Were they always warm and comfortable? Perhaps; perhaps not. The ubiquity of these creature comforts was certainly not there but what is the cost of the struggle to keep these systems running? Just tonight, my washing machine (and my relating it here) cost me four hours of knowtes, two steel mesh hoses, two or more hours of sleep, and a pound of cinnamon bears. That doesn’t count the debatable mental cost, the potential for more (or less?) drywall, and replacing the valves now corroded OPEN that feed my new burst-resistant hoses.which I would have done tonight while I was ‘under the hood’ except ‘they’ don’t sell any valves at Freddies.2

Up your nose with a rubber hose.
Now I am not ‘on the brink’ or anything, I actually got a perverse sort of pleasure out of the struggle with the stubborn gate valve and abnormally wet laundry room when contrasted with four forgettable hours of knowtes. Not unlike the pleasure I imagine a 1920’s man may have had from finishing that cord of wood after 16 hours in the field. This is what, I think, makes the mental cost of tonights struggle debatable. But in this time of higher taxes, double incomes, the Joneses, and The Mermaids the necessity of knowtes is undeniable and that alone is mentally taxing.
So, carry on: Replace your washing machine hoses every three years, get your yearly physical, shred your documents monthly, Armor-All your dashboard weekly, drink eight glasses of water daily(or is it six…four?), sit in two hours of traffic every day, check your email every five minutes, and make sure your computer is backed up all the time.

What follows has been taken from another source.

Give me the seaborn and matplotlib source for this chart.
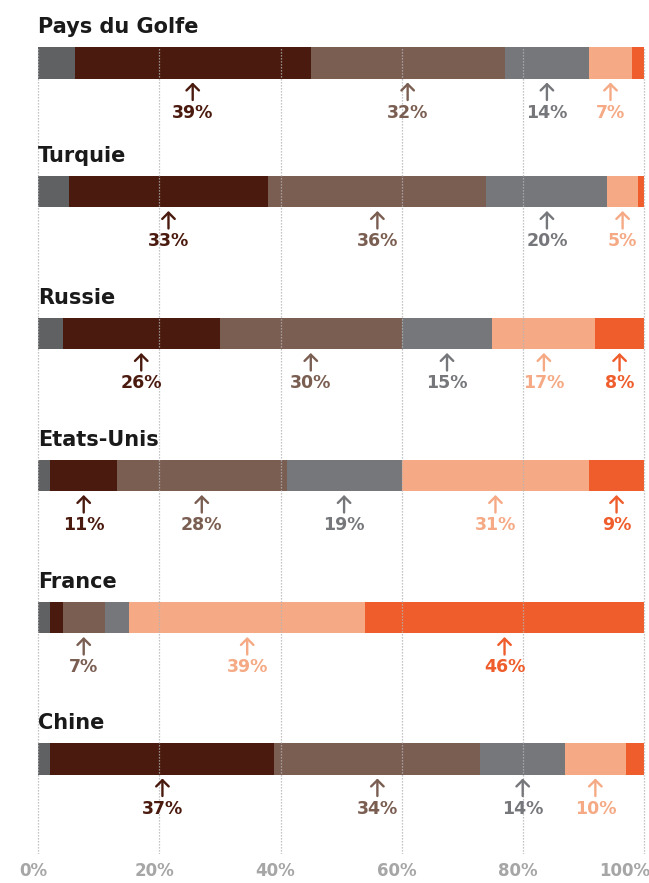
import numpy as np
import pandas as pd
import matplotlib
matplotlib.use("Agg")
import matplotlib.pyplot as plt
from matplotlib.transforms import ScaledTranslation
import seaborn as sns

# ---- data -------------------------------------------------------------
countries = ["Pays du Golfe", "Turquie", "Russie", "Etats-Unis", "France", "Chine"]
segments = ["NSP", "A", "B", "C", "D", "E"]

golfe = [6, 39, 32, 14, 7, 2]
turquie = [5, 33, 36, 20, 5, 1]
russie = [4, 26, 30, 15, 17, 8]
etats_unis = [2, 11, 28, 19, 31, 9]
france = [2, 2, 7, 4, 39, 46]
chine = [2, 37, 34, 14, 10, 3]

tick_values = [0, 20, 40, 60, 80, 100]
tick_labels = ["0%", "20%", "40%", "60%", "80%", "100%"]

# ---- layout / style ---------------------------------------------------
W, H, DPI = 649, 883, 100
row_centers = [63, 191.5, 333.5, 475.5, 617.5, 759]   # vertical position of each bar (px)
bar_h = 31.5
grid_top, grid_bottom = 47, 854
x0_px, x100_px = 38.3, 643.8

colors = {
    "NSP": "#606163",
    "A": "#4a1a0e",
    "B": "#7a5e52",
    "C": "#75777b",
    "D": "#f5aa85",
    "E": "#ef5d2c",
}

sns.set_theme(style="white")
plt.rcParams["font.family"] = ["DejaVu Sans"]

rows = [golfe, turquie, russie, etats_unis, france, chine]
records = []
for country, yc, vals in zip(countries, row_centers, rows):
    cum = np.cumsum(vals)
    for seg, v, c in zip(segments, vals, cum):
        records.append({"pays": country, "segment": seg, "valeur": v,
                        "fin": c, "debut": c - v, "y": yc})
df = pd.DataFrame(records)

fig = plt.figure(figsize=(W / DPI, H / DPI), dpi=DPI)
ax = fig.add_axes([0, 1 - grid_bottom / H, 1, (grid_bottom - grid_top) / H])

min_gap = np.min(np.diff(sorted(row_centers)))
# stacked bars: longest cumulative drawn first, shorter ones on top
sns.barplot(data=df, x="fin", y="y", hue="segment",
            hue_order=segments[::-1], palette=colors, orient="h",
            native_scale=True, dodge=False, width=bar_h / min_gap,
            errorbar=None, saturation=1, linewidth=0, legend=False, ax=ax)

px_per_pct = (x100_px - x0_px) / 100
ax.set_xlim(-x0_px / px_per_pct, (W - x0_px) / px_per_pct)
ax.set_ylim(grid_bottom, grid_top)

for s in ax.spines.values():
    s.set_visible(False)
ax.set_xlabel("")
ax.set_ylabel("")
ax.set_yticks([])
ax.set_xticks(tick_values)
ax.set_xticklabels(tick_labels, fontweight="bold")
ax.tick_params(axis="x", length=0, pad=5.5, labelsize=12, labelcolor="#a6a6a6")
shift = ScaledTranslation(-5 / DPI, 0, fig.dpi_scale_trans)
labs = ax.get_xticklabels()
for lab in labs:
    lab.set_transform(lab.get_transform() + shift)
labs[-1].set_transform(labs[-1].get_transform() + ScaledTranslation(-14 / DPI, 0, fig.dpi_scale_trans))

ax.grid(axis="x", color="#b3b3b3", linestyle=(0, (1, 1.4)), linewidth=0.9)
ax.grid(axis="y", visible=False)
ax.set_axisbelow(False)

# titles, arrows and value labels
for country, yc in zip(countries, row_centers):
    ax.text(0, yc - 30, country, ha="left", va="baseline", fontsize=15,
            fontweight="bold", color="#1a1a1a", clip_on=False)
    sub = df[df["pays"] == country]
    for _, r in sub.iterrows():
        if r["segment"] == "NSP" or r["valeur"] < 5:
            continue
        xm = r["debut"] + r["valeur"] / 2
        col = colors[r["segment"]]
        ax.annotate("", xy=(xm, yc + 19.5), xytext=(xm, yc + 37),
                    arrowprops=dict(arrowstyle="->,head_length=0.45,head_width=0.45",
                                    lw=1.7, color=col, shrinkA=0, shrinkB=0,
                                    mutation_scale=10),
                    annotation_clip=False)
        ax.text(xm, yc + 54.5, f"{int(r['valeur'])}%", ha="center", va="baseline",
                fontsize=12.5, fontweight="bold", color=col, clip_on=False)

fig.savefig("out.png", dpi=DPI)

Me? I am going to bake my drywall with a space-heater so I don’t grow allergens in the wall and then I am going to hit the hypo-allergenic hay. Ahh, the simple life.

—-

1A knowte would be an indeterminable unit of work, recompensed (usually with a salary), and performed by a knowledge worker.
Antonyms: blief

2 Freddies is the only facility with a passable plumbing section open between 21:00 and 23:00. Open that late, no doubt, to feed the frenzied, fast-food, creature comfort, demographic; or is it feature-comfort? Eh, that is another post.